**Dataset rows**
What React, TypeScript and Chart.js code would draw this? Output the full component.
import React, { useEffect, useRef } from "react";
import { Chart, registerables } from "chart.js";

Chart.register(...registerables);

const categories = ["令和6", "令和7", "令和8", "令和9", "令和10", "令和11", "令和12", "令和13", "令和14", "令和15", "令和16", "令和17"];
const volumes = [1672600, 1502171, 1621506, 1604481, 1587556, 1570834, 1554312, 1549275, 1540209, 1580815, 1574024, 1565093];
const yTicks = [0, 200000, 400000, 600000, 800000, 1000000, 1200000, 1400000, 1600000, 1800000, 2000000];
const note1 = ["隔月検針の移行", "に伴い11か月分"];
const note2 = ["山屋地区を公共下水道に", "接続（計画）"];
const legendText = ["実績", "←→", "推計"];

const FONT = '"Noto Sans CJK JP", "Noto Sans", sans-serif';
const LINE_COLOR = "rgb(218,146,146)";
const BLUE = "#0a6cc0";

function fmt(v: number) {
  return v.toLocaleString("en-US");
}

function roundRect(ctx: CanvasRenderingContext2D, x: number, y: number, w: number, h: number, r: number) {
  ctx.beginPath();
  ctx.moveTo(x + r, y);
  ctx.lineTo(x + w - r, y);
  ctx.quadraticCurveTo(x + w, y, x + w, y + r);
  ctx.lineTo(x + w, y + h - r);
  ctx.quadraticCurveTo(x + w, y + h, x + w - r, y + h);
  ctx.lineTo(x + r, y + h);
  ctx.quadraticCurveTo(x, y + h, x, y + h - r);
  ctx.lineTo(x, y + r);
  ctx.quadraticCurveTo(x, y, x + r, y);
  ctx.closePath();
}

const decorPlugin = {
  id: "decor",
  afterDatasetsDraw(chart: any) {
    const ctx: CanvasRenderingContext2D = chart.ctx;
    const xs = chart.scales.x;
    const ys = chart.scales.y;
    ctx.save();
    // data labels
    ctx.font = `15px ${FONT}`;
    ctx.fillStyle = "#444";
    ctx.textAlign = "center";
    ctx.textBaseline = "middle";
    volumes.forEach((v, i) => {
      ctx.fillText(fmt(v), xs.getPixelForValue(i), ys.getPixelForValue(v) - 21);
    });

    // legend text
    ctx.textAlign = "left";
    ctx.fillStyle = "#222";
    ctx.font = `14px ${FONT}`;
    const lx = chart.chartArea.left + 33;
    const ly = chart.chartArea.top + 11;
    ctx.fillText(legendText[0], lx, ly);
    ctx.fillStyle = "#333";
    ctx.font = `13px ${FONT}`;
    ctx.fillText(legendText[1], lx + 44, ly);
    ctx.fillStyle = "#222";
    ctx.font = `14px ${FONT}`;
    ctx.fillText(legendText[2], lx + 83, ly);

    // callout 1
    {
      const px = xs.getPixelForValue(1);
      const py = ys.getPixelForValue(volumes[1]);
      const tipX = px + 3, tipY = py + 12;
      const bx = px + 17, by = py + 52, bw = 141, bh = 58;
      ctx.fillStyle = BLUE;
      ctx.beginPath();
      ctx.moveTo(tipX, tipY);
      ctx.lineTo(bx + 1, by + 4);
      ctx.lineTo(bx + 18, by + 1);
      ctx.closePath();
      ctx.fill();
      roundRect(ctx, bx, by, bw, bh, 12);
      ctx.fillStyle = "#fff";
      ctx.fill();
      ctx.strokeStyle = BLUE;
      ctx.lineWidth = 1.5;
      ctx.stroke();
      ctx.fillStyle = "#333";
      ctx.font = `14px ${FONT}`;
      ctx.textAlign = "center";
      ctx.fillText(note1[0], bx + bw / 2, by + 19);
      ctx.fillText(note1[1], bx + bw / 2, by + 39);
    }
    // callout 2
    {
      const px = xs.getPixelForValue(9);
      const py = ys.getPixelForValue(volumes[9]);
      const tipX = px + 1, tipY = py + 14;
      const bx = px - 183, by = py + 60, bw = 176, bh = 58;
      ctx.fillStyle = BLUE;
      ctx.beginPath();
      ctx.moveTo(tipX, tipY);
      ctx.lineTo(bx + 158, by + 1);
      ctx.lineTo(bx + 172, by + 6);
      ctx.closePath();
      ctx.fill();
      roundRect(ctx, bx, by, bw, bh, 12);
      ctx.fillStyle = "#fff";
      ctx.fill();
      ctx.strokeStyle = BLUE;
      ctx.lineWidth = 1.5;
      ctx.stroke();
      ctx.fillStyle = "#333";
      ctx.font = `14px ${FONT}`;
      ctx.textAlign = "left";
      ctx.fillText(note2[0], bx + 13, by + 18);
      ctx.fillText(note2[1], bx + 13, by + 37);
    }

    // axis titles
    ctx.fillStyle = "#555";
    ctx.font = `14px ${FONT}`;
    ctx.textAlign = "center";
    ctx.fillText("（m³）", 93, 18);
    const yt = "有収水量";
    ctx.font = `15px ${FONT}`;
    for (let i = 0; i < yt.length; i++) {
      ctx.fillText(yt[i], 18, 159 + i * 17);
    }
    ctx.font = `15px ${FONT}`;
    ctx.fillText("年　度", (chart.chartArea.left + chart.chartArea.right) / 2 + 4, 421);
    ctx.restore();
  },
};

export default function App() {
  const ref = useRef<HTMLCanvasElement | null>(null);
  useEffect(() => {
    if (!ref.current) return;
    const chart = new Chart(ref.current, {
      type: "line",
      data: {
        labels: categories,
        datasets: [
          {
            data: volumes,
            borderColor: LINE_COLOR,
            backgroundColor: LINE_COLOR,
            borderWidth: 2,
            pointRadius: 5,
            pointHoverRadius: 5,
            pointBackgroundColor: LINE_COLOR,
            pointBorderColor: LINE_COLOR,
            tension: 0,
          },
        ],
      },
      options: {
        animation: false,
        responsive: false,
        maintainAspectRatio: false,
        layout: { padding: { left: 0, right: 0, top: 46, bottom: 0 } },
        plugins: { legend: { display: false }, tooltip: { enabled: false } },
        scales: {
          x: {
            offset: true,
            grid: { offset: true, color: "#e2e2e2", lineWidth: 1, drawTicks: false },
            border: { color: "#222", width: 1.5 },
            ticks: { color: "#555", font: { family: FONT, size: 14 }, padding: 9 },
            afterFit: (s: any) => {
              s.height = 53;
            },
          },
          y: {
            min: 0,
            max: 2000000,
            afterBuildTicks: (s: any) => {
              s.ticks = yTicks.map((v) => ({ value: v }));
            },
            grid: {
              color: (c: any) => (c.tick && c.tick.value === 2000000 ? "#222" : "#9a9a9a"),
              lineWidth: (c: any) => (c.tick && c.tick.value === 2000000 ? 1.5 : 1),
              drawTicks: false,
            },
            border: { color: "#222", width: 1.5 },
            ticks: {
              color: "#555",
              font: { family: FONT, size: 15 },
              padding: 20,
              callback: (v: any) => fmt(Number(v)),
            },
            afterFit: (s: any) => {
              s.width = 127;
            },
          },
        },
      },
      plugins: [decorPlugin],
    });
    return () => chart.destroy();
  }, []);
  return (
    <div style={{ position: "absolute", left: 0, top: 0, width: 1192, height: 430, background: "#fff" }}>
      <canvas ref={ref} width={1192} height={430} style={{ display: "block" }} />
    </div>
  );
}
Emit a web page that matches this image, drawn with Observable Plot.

**Task directions**
Write out every entry word for word.

**Solution to the problem**
What React, TypeScript and Chart.js code would draw this? Output the full component.
import React, { useEffect, useRef } from "react";
import { Chart, registerables } from "chart.js";

Chart.register(...registerables);

const categories = ["令和6", "令和7", "令和8", "令和9", "令和10", "令和11", "令和12", "令和13", "令和14", "令和15", "令和16", "令和17"];
const volumes = [1672600, 1502171, 1621506, 1604481, 1587556, 1570834, 1554312, 1549275, 1540209, 1580815, 1574024, 1565093];
const yTicks = [0, 200000, 400000, 600000, 800000, 1000000, 1200000, 1400000, 1600000, 1800000, 2000000];
const note1 = ["隔月検針の移行", "に伴い11か月分"];
const note2 = ["山屋地区を公共下水道に", "接続（計画）"];
const legendText = ["実績", "←→", "推計"];

const FONT = '"Noto Sans CJK JP", "Noto Sans", sans-serif';
const LINE_COLOR = "rgb(218,146,146)";
const BLUE = "#0a6cc0";

function fmt(v: number) {
  return v.toLocaleString("en-US");
}

function roundRect(ctx: CanvasRenderingContext2D, x: number, y: number, w: number, h: number, r: number) {
  ctx.beginPath();
  ctx.moveTo(x + r, y);
  ctx.lineTo(x + w - r, y);
  ctx.quadraticCurveTo(x + w, y, x + w, y + r);
  ctx.lineTo(x + w, y + h - r);
  ctx.quadraticCurveTo(x + w, y + h, x + w - r, y + h);
  ctx.lineTo(x + r, y + h);
  ctx.quadraticCurveTo(x, y + h, x, y + h - r);
  ctx.lineTo(x, y + r);
  ctx.quadraticCurveTo(x, y, x + r, y);
  ctx.closePath();
}

const decorPlugin = {
  id: "decor",
  afterDatasetsDraw(chart: any) {
    const ctx: CanvasRenderingContext2D = chart.ctx;
    const xs = chart.scales.x;
    const ys = chart.scales.y;
    ctx.save();
    // data labels
    ctx.font = `15px ${FONT}`;
    ctx.fillStyle = "#444";
    ctx.textAlign = "center";
    ctx.textBaseline = "middle";
    volumes.forEach((v, i) => {
      ctx.fillText(fmt(v), xs.getPixelForValue(i), ys.getPixelForValue(v) - 21);
    });

    // legend text
    ctx.textAlign = "left";
    ctx.fillStyle = "#222";
    ctx.font = `14px ${FONT}`;
    const lx = chart.chartArea.left + 33;
    const ly = chart.chartArea.top + 11;
    ctx.fillText(legendText[0], lx, ly);
    ctx.fillStyle = "#333";
    ctx.font = `13px ${FONT}`;
    ctx.fillText(legendText[1], lx + 44, ly);
    ctx.fillStyle = "#222";
    ctx.font = `14px ${FONT}`;
    ctx.fillText(legendText[2], lx + 83, ly);

    // callout 1
    {
      const px = xs.getPixelForValue(1);
      const py = ys.getPixelForValue(volumes[1]);
      const tipX = px + 3, tipY = py + 12;
      const bx = px + 17, by = py + 52, bw = 141, bh = 58;
      ctx.fillStyle = BLUE;
      ctx.beginPath();
      ctx.moveTo(tipX, tipY);
      ctx.lineTo(bx + 1, by + 4);
      ctx.lineTo(bx + 18, by + 1);
      ctx.closePath();
      ctx.fill();
      roundRect(ctx, bx, by, bw, bh, 12);
      ctx.fillStyle = "#fff";
      ctx.fill();
      ctx.strokeStyle = BLUE;
      ctx.lineWidth = 1.5;
      ctx.stroke();
      ctx.fillStyle = "#333";
      ctx.font = `14px ${FONT}`;
      ctx.textAlign = "center";
      ctx.fillText(note1[0], bx + bw / 2, by + 19);
      ctx.fillText(note1[1], bx + bw / 2, by + 39);
    }
    // callout 2
    {
      const px = xs.getPixelForValue(9);
      const py = ys.getPixelForValue(volumes[9]);
      const tipX = px + 1, tipY = py + 14;
      const bx = px - 183, by = py + 60, bw = 176, bh = 58;
      ctx.fillStyle = BLUE;
      ctx.beginPath();
      ctx.moveTo(tipX, tipY);
      ctx.lineTo(bx + 158, by + 1);
      ctx.lineTo(bx + 172, by + 6);
      ctx.closePath();
      ctx.fill();
      roundRect(ctx, bx, by, bw, bh, 12);
      ctx.fillStyle = "#fff";
      ctx.fill();
      ctx.strokeStyle = BLUE;
      ctx.lineWidth = 1.5;
      ctx.stroke();
      ctx.fillStyle = "#333";
      ctx.font = `14px ${FONT}`;
      ctx.textAlign = "left";
      ctx.fillText(note2[0], bx + 13, by + 18);
      ctx.fillText(note2[1], bx + 13, by + 37);
    }

    // axis titles
    ctx.fillStyle = "#555";
    ctx.font = `14px ${FONT}`;
    ctx.textAlign = "center";
    ctx.fillText("（m³）", 93, 18);
    const yt = "有収水量";
    ctx.font = `15px ${FONT}`;
    for (let i = 0; i < yt.length; i++) {
      ctx.fillText(yt[i], 18, 159 + i * 17);
    }
    ctx.font = `15px ${FONT}`;
    ctx.fillText("年　度", (chart.chartArea.left + chart.chartArea.right) / 2 + 4, 421);
    ctx.restore();
  },
};

export default function App() {
  const ref = useRef<HTMLCanvasElement | null>(null);
  useEffect(() => {
    if (!ref.current) return;
    const chart = new Chart(ref.current, {
      type: "line",
      data: {
        labels: categories,
        datasets: [
          {
            data: volumes,
            borderColor: LINE_COLOR,
            backgroundColor: LINE_COLOR,
            borderWidth: 2,
            pointRadius: 5,
            pointHoverRadius: 5,
            pointBackgroundColor: LINE_COLOR,
            pointBorderColor: LINE_COLOR,
            tension: 0,
          },
        ],
      },
      options: {
        animation: false,
        responsive: false,
        maintainAspectRatio: false,
        layout: { padding: { left: 0, right: 0, top: 46, bottom: 0 } },
        plugins: { legend: { display: false }, tooltip: { enabled: false } },
        scales: {
          x: {
            offset: true,
            grid: { offset: true, color: "#e2e2e2", lineWidth: 1, drawTicks: false },
            border: { color: "#222", width: 1.5 },
            ticks: { color: "#555", font: { family: FONT, size: 14 }, padding: 9 },
            afterFit: (s: any) => {
              s.height = 53;
            },
          },
          y: {
            min: 0,
            max: 2000000,
            afterBuildTicks: (s: any) => {
              s.ticks = yTicks.map((v) => ({ value: v }));
            },
            grid: {
              color: (c: any) => (c.tick && c.tick.value === 2000000 ? "#222" : "#9a9a9a"),
              lineWidth: (c: any) => (c.tick && c.tick.value === 2000000 ? 1.5 : 1),
              drawTicks: false,
            },
            border: { color: "#222", width: 1.5 },
            ticks: {
              color: "#555",
              font: { family: FONT, size: 15 },
              padding: 20,
              callback: (v: any) => fmt(Number(v)),
            },
            afterFit: (s: any) => {
              s.width = 127;
            },
          },
        },
      },
      plugins: [decorPlugin],
    });
    return () => chart.destroy();
  }, []);
  return (
    <div style={{ position: "absolute", left: 0, top: 0, width: 1192, height: 430, background: "#fff" }}>
      <canvas ref={ref} width={1192} height={430} style={{ display: "block" }} />
    </div>
  );
}
Emit a web page that matches this image, drawn with Observable Plot.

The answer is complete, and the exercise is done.